US 11,657,222 B1
Confidence calibration using pseudo-accuracy
Peter Caton Anthony, Menlo Park, CA (US)
Assigned to Intuit Inc., Mountain View, CA (US)
Filed by Intuit Inc., Mountain View, CA (US)
Filed on Nov. 23, 2022, as Appl. No. 17/993,089.
Int. Cl. G06F 40/216 (2020.01); G06F 40/279 (2020.01); G06N 3/08 (2023.01)

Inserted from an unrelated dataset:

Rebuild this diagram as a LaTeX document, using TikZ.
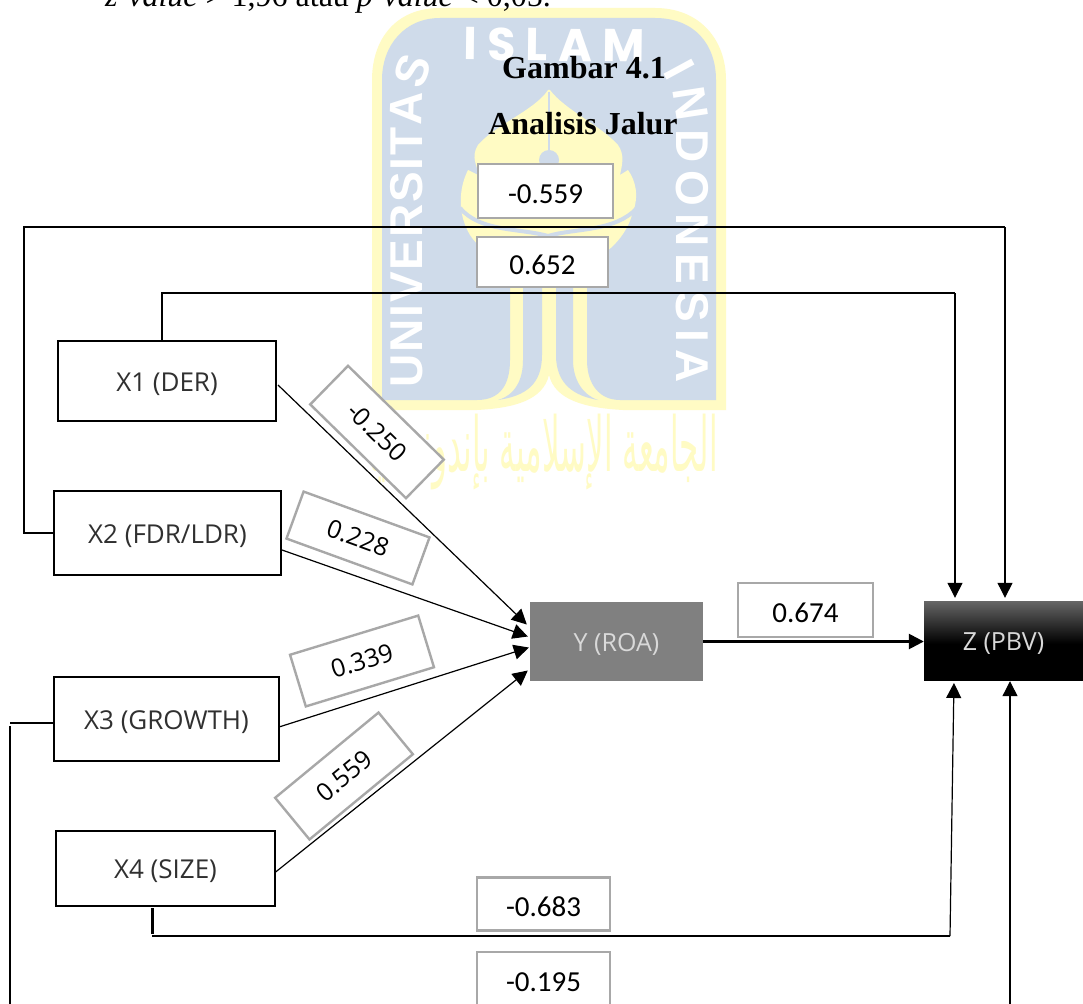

CPC G06F 40/216 (2020.01) [G06F 40/279 (2020.01); G06N 3/08 (2013.01)] 20 Claims
OG exemplary drawing
 
1. A method of training a machine learning model to predict pseudo-accuracies for strings extracted by a document extraction model, the method performed by an electronic device coupled to the machine learning model and comprising:
receiving a plurality of first outputs from the document extraction model and a corresponding ground truth value associated with each first output, each first output of the plurality of first outputs comprising an extracted string and a raw confidence score;
determining, for each first output of the plurality of first outputs, an accuracy metric based at least in part on the extracted string and the ground truth value associated with the respective first output;
for each extracted string of the plurality of first outputs:
determining a similarity metric between the respective extracted string and each other extracted string of the plurality of first outputs; and
determining a pseudo-accuracy for the respective extracted string based at least in part on the determined similarity metrics and the determined accuracy metrics;
generating training data based at least in part on the determined pseudo-accuracies and the plurality of first outputs; and
training the machine learning model, based on the training data, to predict pseudo-accuracies associated with subsequent outputs from the document extraction model.